History of the Project
NAPP emerged from a meeting of the International Microdata Access group at the University of Ottawa in 1999.91 95 96 Lisa Dillon, Steven Ruggles, and Matthew Woollard each discovered that the others had made an agreement with the Church of Jesus Christ of Latter-Day Saints (LDS) to covert genealogical data from 1880 or 1881 into a resource for scholarly research. Over 5,000 LDS volunteers had devoted some 4.5 million hours over 18 years to digitally transcribe the entire censuses of Britain, Canada, and the United States into digital form. In Canada and the United States, the LDS was interested in creating a genealogical product on CD-ROM and sought academic collaborators to improve the data and speed up their release schedule; in Britain, the LDS provided a digital copy of the data to the U.K. Data Archive as part of the copyright agreement. In all, the three data collections provided information on about 90 million persons. We quickly realized that we had an extraordinary opportunity to combine these massive data sets and create an integrated cross-national database for the late-nineteenth century.

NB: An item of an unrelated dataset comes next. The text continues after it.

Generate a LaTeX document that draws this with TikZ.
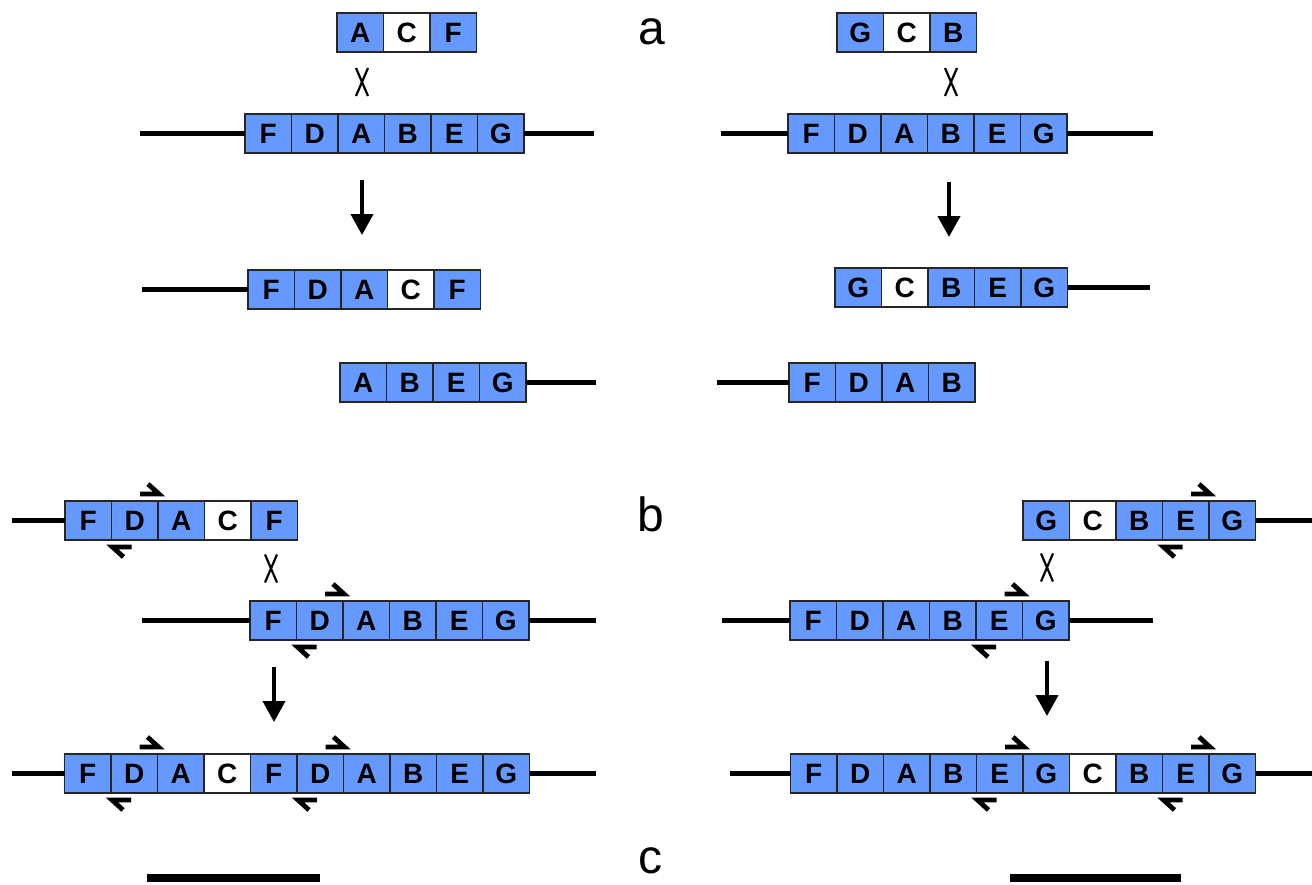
\documentclass[tikz,border=0pt]{standalone}
\usepackage{fontspec}
\setmainfont{Liberation Sans}
\usetikzlibrary{arrows.meta,calc}
\definecolor{segblue}{RGB}{102,153,255}
\tikzset{
  cellbox/.style={draw=black!85, line width=0.6pt, minimum width=23.25pt, minimum height=19.5pt,
    inner sep=0pt, outer sep=0pt, anchor=north west, font=\fontsize{14}{14}\selectfont\bfseries},
  dnaline/.style={line width=2.5pt},
  bigarrow/.style={line width=2pt, -{Triangle[length=10.5pt,width=11pt]}},
  primer/.style={line width=2.4pt},
  chi/.style={line width=1.1pt},
  scalebar/.style={line width=4pt},
  panel/.style={font=\fontsize{24}{24}\selectfont, anchor=base, inner sep=0pt},
}
\newcommand{\segrow}[4]{%
  \foreach \L/\F [count=\i] in {#4} {
    \node[cellbox, fill=\F] (#1-\i) at ({#2+(\i-1)*46.5}, #3) {\L};
  }}
\newcommand{\primtop}[1]{\draw[primer] ($(#1.north east)+(-18,-7)$) -- ++(19,0) -- ++(-11,-10);}
\newcommand{\primbot}[1]{\draw[primer] ($(#1.south west)+(12,17)$) -- ++(-11,-10) -- ++(19,0);}
\newcommand{\chisym}[2]{\draw[chi] (#1-6,#2-14) -- (#1+6,#2+14) (#1+6,#2-14) -- (#1-6,#2+14);}
\begin{document}
\begin{tikzpicture}[x=0.5pt,y=-0.5pt]
\useasboundingbox (0,0) rectangle (1312,884);

% panel labels
\node[panel] (la) at (652,44) {a};
\node[panel] (lb) at (651,531) {b};
\node[panel] (lc) at (650,873) {c};

% ===== a, left =====
\segrow{aLz}{337}{13}{A/segblue,C/white,F/segblue}
\chisym{362}{82}
\segrow{aLa}{245}{114}{F/segblue,D/segblue,A/segblue,B/segblue,E/segblue,G/segblue}
\coordinate (aLal) at (140,133.5); \coordinate (aLar) at (594,133.5);
\draw[dnaline] (aLal) -- (aLa-1.west);
\draw[dnaline] (aLa-6.east) -- (aLar);
\coordinate (aLs) at (362,180); \coordinate (aLe) at (362,235);
\draw[bigarrow] (aLs) -- (aLe);
\segrow{aLb}{248}{270}{F/segblue,D/segblue,A/segblue,C/white,F/segblue}
\coordinate (aLbl) at (142,289.5);
\draw[dnaline] (aLbl) -- (aLb-1.west);
\segrow{aLc}{340}{363}{A/segblue,B/segblue,E/segblue,G/segblue}
\coordinate (aLcr) at (596,382.5);
\draw[dnaline] (aLc-4.east) -- (aLcr);

% ===== a, right =====
\segrow{aRz}{837}{13}{G/segblue,C/white,B/segblue}
\chisym{951}{82}
\segrow{aRa}{788}{114}{F/segblue,D/segblue,A/segblue,B/segblue,E/segblue,G/segblue}
\coordinate (aRal) at (721,133.5); \coordinate (aRar) at (1153,133.5);
\draw[dnaline] (aRal) -- (aRa-1.west);
\draw[dnaline] (aRa-6.east) -- (aRar);
\coordinate (aRs) at (949,182); \coordinate (aRe) at (949,237);
\draw[bigarrow] (aRs) -- (aRe);
\segrow{aRb}{835}{268}{G/segblue,C/white,B/segblue,E/segblue,G/segblue}
\coordinate (aRbr) at (1150,287.5);
\draw[dnaline] (aRb-5.east) -- (aRbr);
\segrow{aRc}{789}{363}{F/segblue,D/segblue,A/segblue,B/segblue}
\coordinate (aRcl) at (717,382.5);
\draw[dnaline] (aRcl) -- (aRc-1.west);

% ===== b, left =====
\segrow{bLa}{65}{501}{F/segblue,D/segblue,A/segblue,C/white,F/segblue}
\coordinate (bLal) at (12,520.5);
\draw[dnaline] (bLal) -- (bLa-1.west);
\primtop{bLa-2}\primbot{bLa-2}
\chisym{271}{568.5}
\segrow{bLb}{250}{601}{F/segblue,D/segblue,A/segblue,B/segblue,E/segblue,G/segblue}
\coordinate (bLbl) at (142,620.5); \coordinate (bLbr) at (596,620.5);
\draw[dnaline] (bLbl) -- (bLb-1.west);
\draw[dnaline] (bLb-6.east) -- (bLbr);
\primtop{bLb-2}\primbot{bLb-2}
\coordinate (bLs) at (274,667); \coordinate (bLe) at (274,722);
\draw[bigarrow] (bLs) -- (bLe);
\segrow{bLc}{64.5}{754}{F/segblue,D/segblue,A/segblue,C/white,F/segblue,D/segblue,A/segblue,B/segblue,E/segblue,G/segblue}
\coordinate (bLcl) at (12,773.5); \coordinate (bLcr) at (596,773.5);
\draw[dnaline] (bLcl) -- (bLc-1.west);
\draw[dnaline] (bLc-10.east) -- (bLcr);
\primtop{bLc-2}\primbot{bLc-2}
\primtop{bLc-6}\primbot{bLc-6}
\coordinate (sbL1) at (147,878); \coordinate (sbL2) at (320,878);
\draw[scalebar] (sbL1) -- (sbL2);

% ===== b, right =====
\segrow{bRa}{1023}{501}{G/segblue,C/white,B/segblue,E/segblue,G/segblue}
\coordinate (bRar) at (1312,520.5);
\draw[dnaline] (bRa-5.east) -- (bRar);
\primtop{bRa-4}\primbot{bRa-4}
\chisym{1047}{567.5}
\segrow{bRb}{790}{601}{F/segblue,D/segblue,A/segblue,B/segblue,E/segblue,G/segblue}
\coordinate (bRbl) at (722,620.5); \coordinate (bRbr) at (1153,620.5);
\draw[dnaline] (bRbl) -- (bRb-1.west);
\draw[dnaline] (bRb-6.east) -- (bRbr);
\primtop{bRb-5}\primbot{bRb-5}
\coordinate (bRs) at (1047,661); \coordinate (bRe) at (1047,716);
\draw[bigarrow] (bRs) -- (bRe);
\segrow{bRc}{790.5}{754}{F/segblue,D/segblue,A/segblue,B/segblue,E/segblue,G/segblue,C/white,B/segblue,E/segblue,G/segblue}
\coordinate (bRcl) at (730,773.5); \coordinate (bRcr) at (1312,773.5);
\draw[dnaline] (bRcl) -- (bRc-1.west);
\draw[dnaline] (bRc-10.east) -- (bRcr);
\primtop{bRc-5}\primbot{bRc-5}
\primtop{bRc-9}\primbot{bRc-9}
\coordinate (sbR1) at (1010,878); \coordinate (sbR2) at (1181,878);
\draw[scalebar] (sbR1) -- (sbR2);
\end{tikzpicture}
\end{document}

Over the past decade, our partnership has succeeded far beyond our expectations. We obtained funding to support the work from a wide range of sources. In Britain, the project has been supported by the Economic and Social Research Council, the Leverhulme Trust, the Wellcome Trust, the Joint Information Systems Committee, and the Essex University Research Promotion Fund. In Canada, funders include the Social Sciences and Humanities Research Council, the Harold Crabtree Foundation, the Church of Jesus Christ of Latter-Day Saints, Google, IBM, SHARCNET, Statistics Canada, the Ontario Ministry of Research and Innovation, and the Canadian Foundation for Innovation. Work in the United States has been supported by the National Science Foundation, the National Institute of Child Health and Human Development, and Sun Microsystems. By leveraging these disparate resources, we have gone far beyond our original goal of creating an integrated database for the three countries around 1880. We have also added data from a dozen more censuses from surrounding censuses years and other countries, and we have developed sophisticated record-linkage technology to tie them together, as described in the next section. The data are already having a substantial impact on research; they have generated 11 Ph.D. Dissertations, 89 books and articles, and 125 conference papers.
All funding to date has been for constructing public-use microdata, rather than for substantive research. Members of the Mining Microdata team have published 26 books and articles using the data, but have conducted no cross-national collaborative studies. The present proposal represents the first opportunity for partners from all three countries to collaborate on substantive cross-national research.